** start **

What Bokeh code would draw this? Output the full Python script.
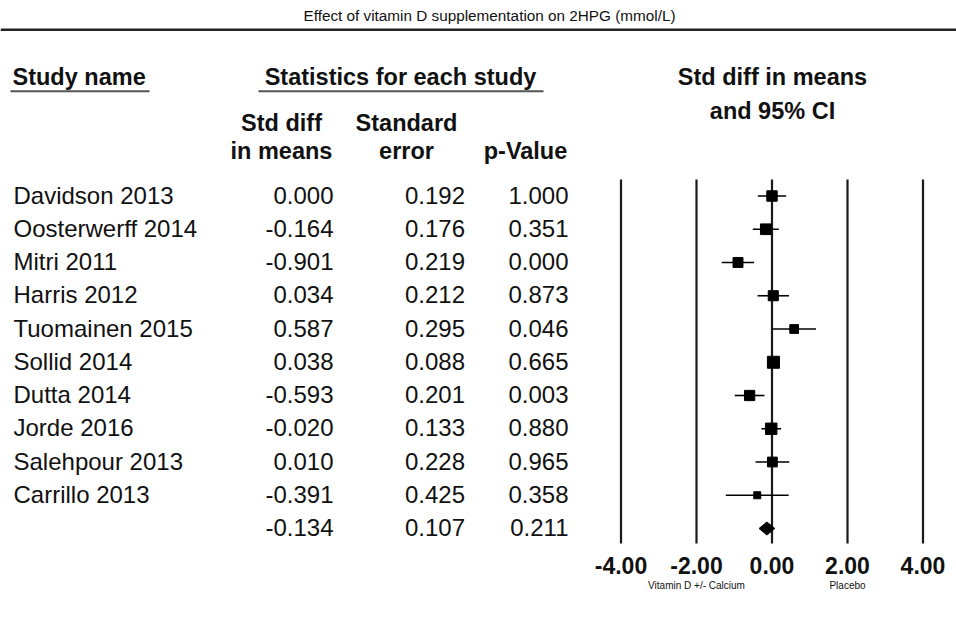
from bokeh.plotting import figure
from bokeh.models import Range1d, LinearAxis, FixedTicker, NumeralTickFormatter, ColumnDataSource
from bokeh.core.properties import value
from bokeh.embed import file_html
from bokeh.resources import INLINE

# ---------------- data ----------------
title_text = "Effect of vitamin D supplementation on 2HPG (mmol/L)"
studies = ["Davidson 2013", "Oosterwerff 2014", "Mitri 2011", "Harris 2012",
           "Tuomainen 2015", "Sollid 2014", "Dutta 2014", "Jorde 2016",
           "Salehpour 2013", "Carrillo 2013"]
std_diff = [0.000, -0.164, -0.901, 0.034, 0.587, 0.038, -0.593, -0.020, 0.010, -0.391]
std_err = [0.192, 0.176, 0.219, 0.212, 0.295, 0.088, 0.201, 0.133, 0.228, 0.425]
p_value = [1.000, 0.351, 0.000, 0.873, 0.046, 0.665, 0.003, 0.880, 0.965, 0.358]
summary_diff = -0.134
summary_se = 0.107
summary_p = 0.211
axis_ticks = [-4, -2, 0, 2, 4]
side_ticks = [-2, 2]
side_labels = ["Vitamin D +/- Calcium", "Placebo"]

# ---------------- layout constants ----------------
W, H = 956, 619
FRAME_H = 548
PX_PER_UNIT = 37.75
ZERO_PX = 771.5
ROW0 = 195.5
ROW_STEP = 33.25
FONT = "Liberation Sans"
INK = "#111111"
BASE_SHIFT = 0.4  # svg text baseline correction (in em)


def bl(y, fs):
    return y - BASE_SHIFT * fs


n = len(studies)
row_y = [ROW0 + ROW_STEP * i for i in range(n)]
sum_y = ROW0 + ROW_STEP * n

# 95% CI from estimate and standard error
lower = [d - 1.96 * s for d, s in zip(std_diff, std_err)]
upper = [d + 1.96 * s for d, s in zip(std_diff, std_err)]
sum_lo = summary_diff - 1.96 * summary_se
sum_hi = summary_diff + 1.96 * summary_se
# square size follows study weight (random-effects style)
ref = (min(std_err) ** 2 + 0.0815) ** 0.5
sizes = [12 * ref / (s ** 2 + 0.0815) ** 0.5 for s in std_err]

p = figure(width=W, height=H, x_range=Range1d(0, W), y_range=Range1d(FRAME_H, 0),
           output_backend="svg", toolbar_location=None,
           x_axis_type=None, y_axis_type=None,
           min_border_left=0, min_border_right=0, min_border_top=0,
           min_border_bottom=H - FRAME_H, outline_line_color=None,
           background_fill_color="white", border_fill_color="white")
p.extra_x_ranges = {"es": Range1d(-ZERO_PX / PX_PER_UNIT, (W - ZERO_PX) / PX_PER_UNIT)}

# axes (effect size)
ax = LinearAxis(x_range_name="es", ticker=FixedTicker(ticks=axis_ticks),
                formatter=NumeralTickFormatter(format="0.00"))
ax.axis_line_color = None
ax.major_tick_line_color = None
ax.minor_tick_line_color = None
ax.major_tick_in = 0
ax.major_tick_out = 0
ax.major_label_standoff = 8
ax.major_label_text_font = FONT
ax.major_label_text_font_style = "bold"
ax.major_label_text_font_size = "23px"
ax.major_label_text_color = INK
p.add_layout(ax, "below")

ax2 = LinearAxis(x_range_name="es", ticker=FixedTicker(ticks=side_ticks),
                 major_label_overrides={t: lab for t, lab in zip(side_ticks, side_labels)})
ax2.axis_line_color = None
ax2.major_tick_line_color = None
ax2.minor_tick_line_color = None
ax2.major_tick_in = 0
ax2.major_tick_out = 0
ax2.major_label_standoff = 3
ax2.major_label_text_font = FONT
ax2.major_label_text_font_size = "10px"
ax2.major_label_text_color = INK
p.add_layout(ax2, "below")

# title and rule
p.text(x=[489], y=[bl(20.7, 15.3)], text=[title_text], text_font=value(FONT),
       text_font_size="15.3px", text_align="center", text_baseline="alphabetic",
       text_color=INK)
p.segment(x0=[0], x1=[W], y0=[29.3], y1=[29.3], line_width=2.5, line_color="#222222")

# headers
HF = 23.5
hdr = ColumnDataSource(dict(
    x=[12, 400, 772, 772, 281, 281, 406, 406, 525],
    y=[bl(v, HF) for v in [85.5, 85.5, 85.7, 120, 131.7, 160, 131.7, 160, 160]],
    t=["Study name", "Statistics for each study", "Std diff in means", "and 95% CI",
       "Std diff", "in means", "Standard", "error", "p-Value"],
    a=["left", "center", "center", "center", "center", "center", "center", "center", "center"],
))
p.text(x="x", y="y", text="t", text_align="a", source=hdr, text_font=value(FONT),
       text_font_style="bold", text_font_size=f"{HF}px", text_baseline="alphabetic",
       text_color=INK)
p.segment(x0=[10, 258], x1=[149, 543], y0=[90.7, 90.7], y1=[90.7, 90.7],
          line_width=2, line_color="#555555")

# table rows
RF = 24
txt_y = [bl(y + 8.8, RF) for y in row_y]
p.text(x=[13] * n, y=txt_y, text=studies, text_font=value(FONT), text_font_size=f"{RF}px",
       text_align="left", text_baseline="alphabetic", text_color=INK)
all_y = txt_y + [bl(sum_y + 8.8, RF)]
cols = [
    (333, [f"{v:.3f}" for v in std_diff + [summary_diff]]),
    (464.5, [f"{v:.3f}" for v in std_err + [summary_se]]),
    (568, [f"{v:.3f}" for v in p_value + [summary_p]]),
]
for cx, vals in cols:
    p.text(x=[cx] * len(vals), y=all_y, text=vals, text_font=value(FONT),
           text_font_size=f"{RF}px", text_align="right", text_baseline="alphabetic",
           text_color=INK)

# forest plot
p.segment(x0=axis_ticks, x1=axis_ticks, y0=179, y1=543, x_range_name="es",
          line_width=2.2, line_color="#1a1a1a")
p.segment(x0=lower, x1=upper, y0=row_y, y1=row_y, x_range_name="es",
          line_width=1.6, line_color="black")
p.scatter(x=std_diff, y=row_y, size=sizes, marker="square", x_range_name="es",
          fill_color="black", line_color="black")
p.patch(x=[sum_lo, summary_diff, sum_hi, summary_diff],
        y=[sum_y, sum_y - 6.5, sum_y, sum_y + 6.5], x_range_name="es",
        fill_color="black", line_color="black")

open("out.html", "w").write(file_html(p, INLINE))
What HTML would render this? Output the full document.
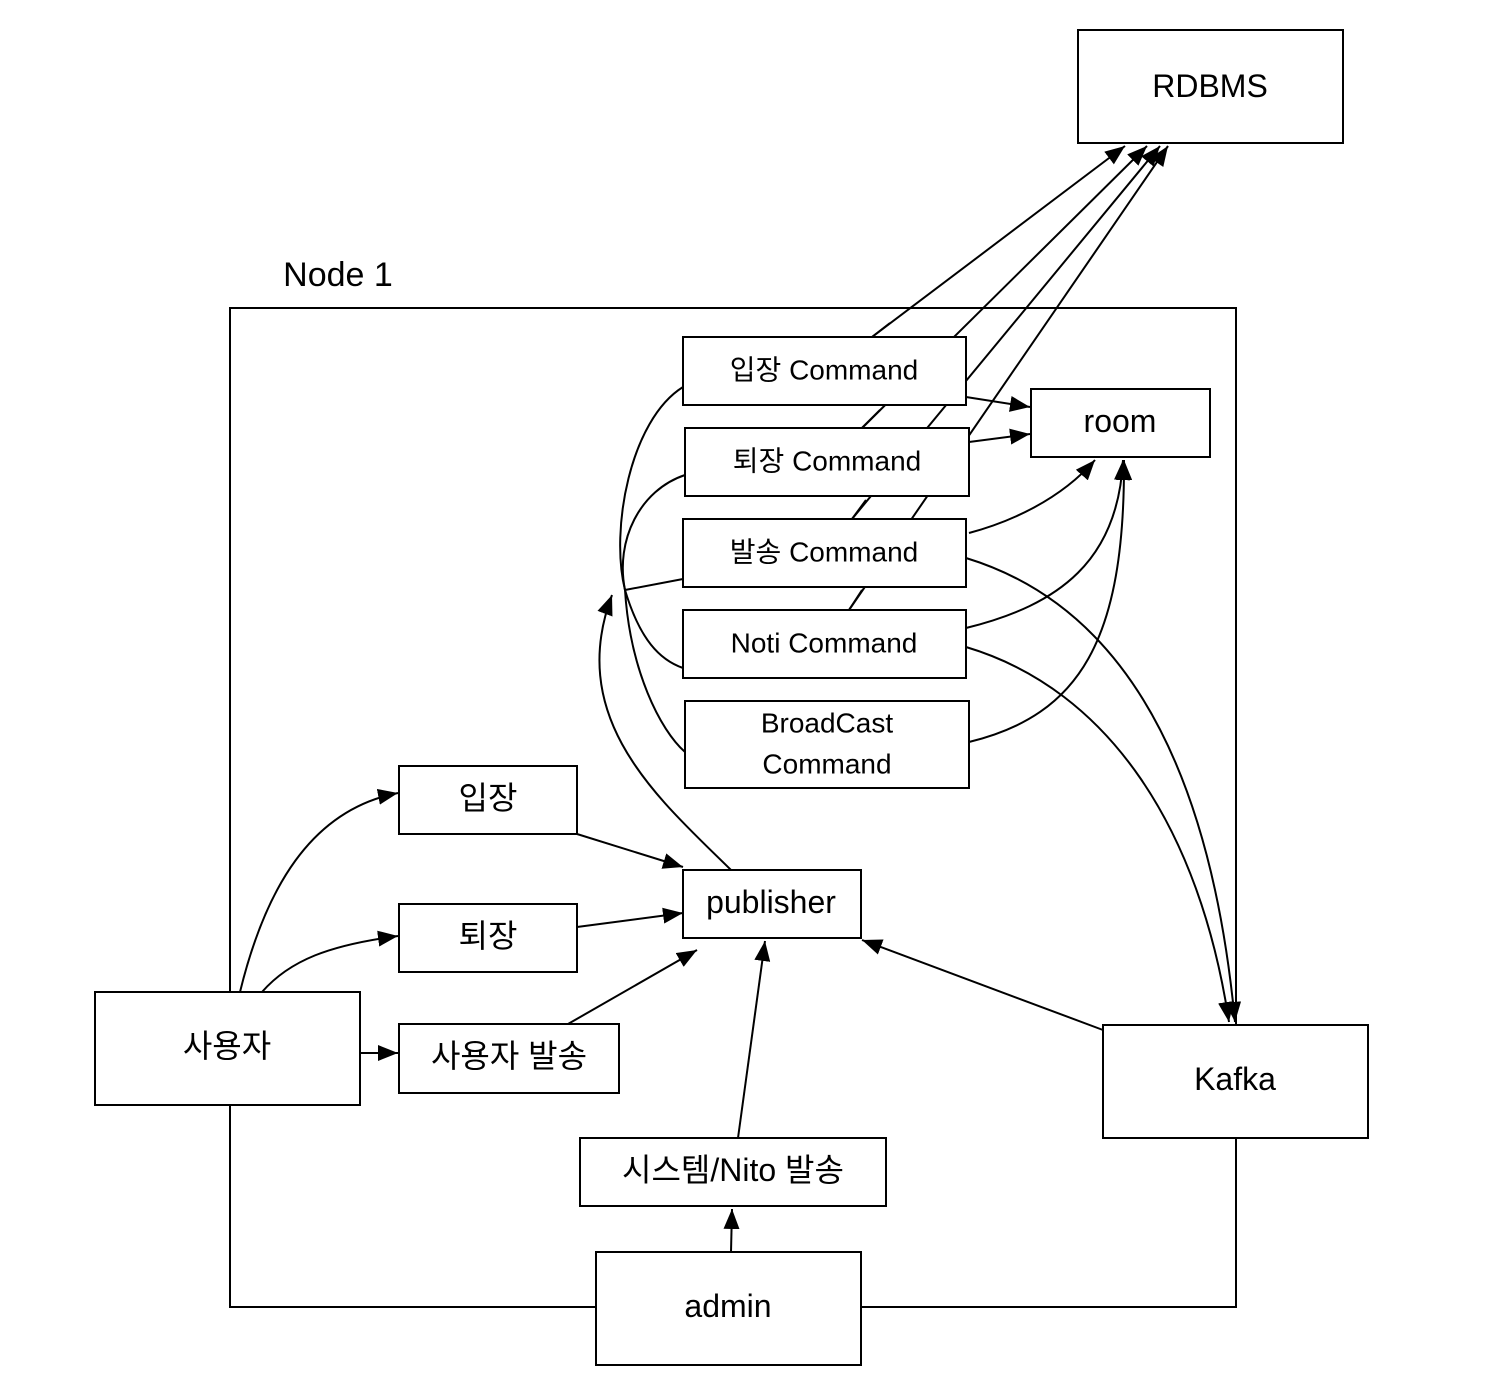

** end **

(DESCRIPTION OF THE TASK) Repeat only what lies between the start of the data and the end of the line containing "from bokeh.resources import INLINE", exactly, with pictures left out.

(CORRECT ANSWER)
What Bokeh code would draw this? Output the full Python script.
from bokeh.plotting import figure
from bokeh.models import Range1d, LinearAxis, FixedTicker, NumeralTickFormatter, ColumnDataSource
from bokeh.core.properties import value
from bokeh.embed import file_html
from bokeh.resources import INLINE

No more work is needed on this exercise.